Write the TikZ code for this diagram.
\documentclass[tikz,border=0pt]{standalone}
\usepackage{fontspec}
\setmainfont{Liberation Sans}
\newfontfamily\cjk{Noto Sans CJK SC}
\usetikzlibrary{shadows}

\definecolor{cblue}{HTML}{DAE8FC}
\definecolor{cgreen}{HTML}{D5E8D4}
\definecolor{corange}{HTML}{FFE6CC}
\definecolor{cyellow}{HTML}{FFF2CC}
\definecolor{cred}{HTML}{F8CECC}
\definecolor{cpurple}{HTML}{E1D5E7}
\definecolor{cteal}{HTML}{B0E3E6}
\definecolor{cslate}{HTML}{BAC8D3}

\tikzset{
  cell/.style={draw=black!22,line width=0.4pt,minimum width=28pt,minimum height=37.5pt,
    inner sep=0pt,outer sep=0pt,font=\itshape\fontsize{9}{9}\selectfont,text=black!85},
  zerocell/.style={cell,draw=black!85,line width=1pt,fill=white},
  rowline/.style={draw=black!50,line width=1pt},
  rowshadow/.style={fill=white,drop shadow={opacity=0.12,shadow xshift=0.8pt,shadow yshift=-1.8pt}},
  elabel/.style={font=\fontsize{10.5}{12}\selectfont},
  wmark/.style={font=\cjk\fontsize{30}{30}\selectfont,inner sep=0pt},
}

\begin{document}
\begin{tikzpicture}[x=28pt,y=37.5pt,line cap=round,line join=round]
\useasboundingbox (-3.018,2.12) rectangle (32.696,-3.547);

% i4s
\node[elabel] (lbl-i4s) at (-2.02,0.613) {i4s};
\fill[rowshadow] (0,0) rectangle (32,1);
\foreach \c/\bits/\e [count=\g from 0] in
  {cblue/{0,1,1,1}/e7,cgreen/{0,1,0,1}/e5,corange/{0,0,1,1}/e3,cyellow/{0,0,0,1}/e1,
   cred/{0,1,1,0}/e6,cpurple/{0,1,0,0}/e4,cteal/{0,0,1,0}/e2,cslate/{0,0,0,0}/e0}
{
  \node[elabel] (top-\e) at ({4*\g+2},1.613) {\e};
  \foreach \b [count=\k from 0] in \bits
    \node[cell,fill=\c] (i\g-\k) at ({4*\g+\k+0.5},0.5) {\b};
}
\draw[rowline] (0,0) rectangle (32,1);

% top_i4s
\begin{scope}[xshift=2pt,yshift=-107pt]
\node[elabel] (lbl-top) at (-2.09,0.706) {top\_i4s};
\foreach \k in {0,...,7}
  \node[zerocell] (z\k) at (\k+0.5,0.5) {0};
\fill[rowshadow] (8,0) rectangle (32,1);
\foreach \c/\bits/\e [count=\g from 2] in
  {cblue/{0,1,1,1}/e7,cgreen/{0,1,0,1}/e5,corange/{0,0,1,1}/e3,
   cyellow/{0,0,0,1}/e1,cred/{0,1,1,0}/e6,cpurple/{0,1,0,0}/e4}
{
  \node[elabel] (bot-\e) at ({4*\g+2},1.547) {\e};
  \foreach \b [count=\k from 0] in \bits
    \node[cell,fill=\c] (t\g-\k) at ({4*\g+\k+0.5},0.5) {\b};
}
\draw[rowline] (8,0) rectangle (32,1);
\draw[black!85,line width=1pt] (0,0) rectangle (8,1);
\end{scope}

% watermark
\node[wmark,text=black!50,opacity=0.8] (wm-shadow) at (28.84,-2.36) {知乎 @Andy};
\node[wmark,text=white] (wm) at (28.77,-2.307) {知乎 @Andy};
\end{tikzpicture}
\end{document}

### [Task directions]
Transcribe the data. Leave every line exactly as it is.

### [Full answer]
Write the TikZ code for this diagram.
\documentclass[tikz,border=0pt]{standalone}
\usepackage{fontspec}
\setmainfont{Liberation Sans}
\newfontfamily\cjk{Noto Sans CJK SC}
\usetikzlibrary{shadows}

\definecolor{cblue}{HTML}{DAE8FC}
\definecolor{cgreen}{HTML}{D5E8D4}
\definecolor{corange}{HTML}{FFE6CC}
\definecolor{cyellow}{HTML}{FFF2CC}
\definecolor{cred}{HTML}{F8CECC}
\definecolor{cpurple}{HTML}{E1D5E7}
\definecolor{cteal}{HTML}{B0E3E6}
\definecolor{cslate}{HTML}{BAC8D3}

\tikzset{
  cell/.style={draw=black!22,line width=0.4pt,minimum width=28pt,minimum height=37.5pt,
    inner sep=0pt,outer sep=0pt,font=\itshape\fontsize{9}{9}\selectfont,text=black!85},
  zerocell/.style={cell,draw=black!85,line width=1pt,fill=white},
  rowline/.style={draw=black!50,line width=1pt},
  rowshadow/.style={fill=white,drop shadow={opacity=0.12,shadow xshift=0.8pt,shadow yshift=-1.8pt}},
  elabel/.style={font=\fontsize{10.5}{12}\selectfont},
  wmark/.style={font=\cjk\fontsize{30}{30}\selectfont,inner sep=0pt},
}

\begin{document}
\begin{tikzpicture}[x=28pt,y=37.5pt,line cap=round,line join=round]
\useasboundingbox (-3.018,2.12) rectangle (32.696,-3.547);

% i4s
\node[elabel] (lbl-i4s) at (-2.02,0.613) {i4s};
\fill[rowshadow] (0,0) rectangle (32,1);
\foreach \c/\bits/\e [count=\g from 0] in
  {cblue/{0,1,1,1}/e7,cgreen/{0,1,0,1}/e5,corange/{0,0,1,1}/e3,cyellow/{0,0,0,1}/e1,
   cred/{0,1,1,0}/e6,cpurple/{0,1,0,0}/e4,cteal/{0,0,1,0}/e2,cslate/{0,0,0,0}/e0}
{
  \node[elabel] (top-\e) at ({4*\g+2},1.613) {\e};
  \foreach \b [count=\k from 0] in \bits
    \node[cell,fill=\c] (i\g-\k) at ({4*\g+\k+0.5},0.5) {\b};
}
\draw[rowline] (0,0) rectangle (32,1);

% top_i4s
\begin{scope}[xshift=2pt,yshift=-107pt]
\node[elabel] (lbl-top) at (-2.09,0.706) {top\_i4s};
\foreach \k in {0,...,7}
  \node[zerocell] (z\k) at (\k+0.5,0.5) {0};
\fill[rowshadow] (8,0) rectangle (32,1);
\foreach \c/\bits/\e [count=\g from 2] in
  {cblue/{0,1,1,1}/e7,cgreen/{0,1,0,1}/e5,corange/{0,0,1,1}/e3,
   cyellow/{0,0,0,1}/e1,cred/{0,1,1,0}/e6,cpurple/{0,1,0,0}/e4}
{
  \node[elabel] (bot-\e) at ({4*\g+2},1.547) {\e};
  \foreach \b [count=\k from 0] in \bits
    \node[cell,fill=\c] (t\g-\k) at ({4*\g+\k+0.5},0.5) {\b};
}
\draw[rowline] (8,0) rectangle (32,1);
\draw[black!85,line width=1pt] (0,0) rectangle (8,1);
\end{scope}

% watermark
\node[wmark,text=black!50,opacity=0.8] (wm-shadow) at (28.84,-2.36) {知乎 @Andy};
\node[wmark,text=white] (wm) at (28.77,-2.307) {知乎 @Andy};
\end{tikzpicture}
\end{document}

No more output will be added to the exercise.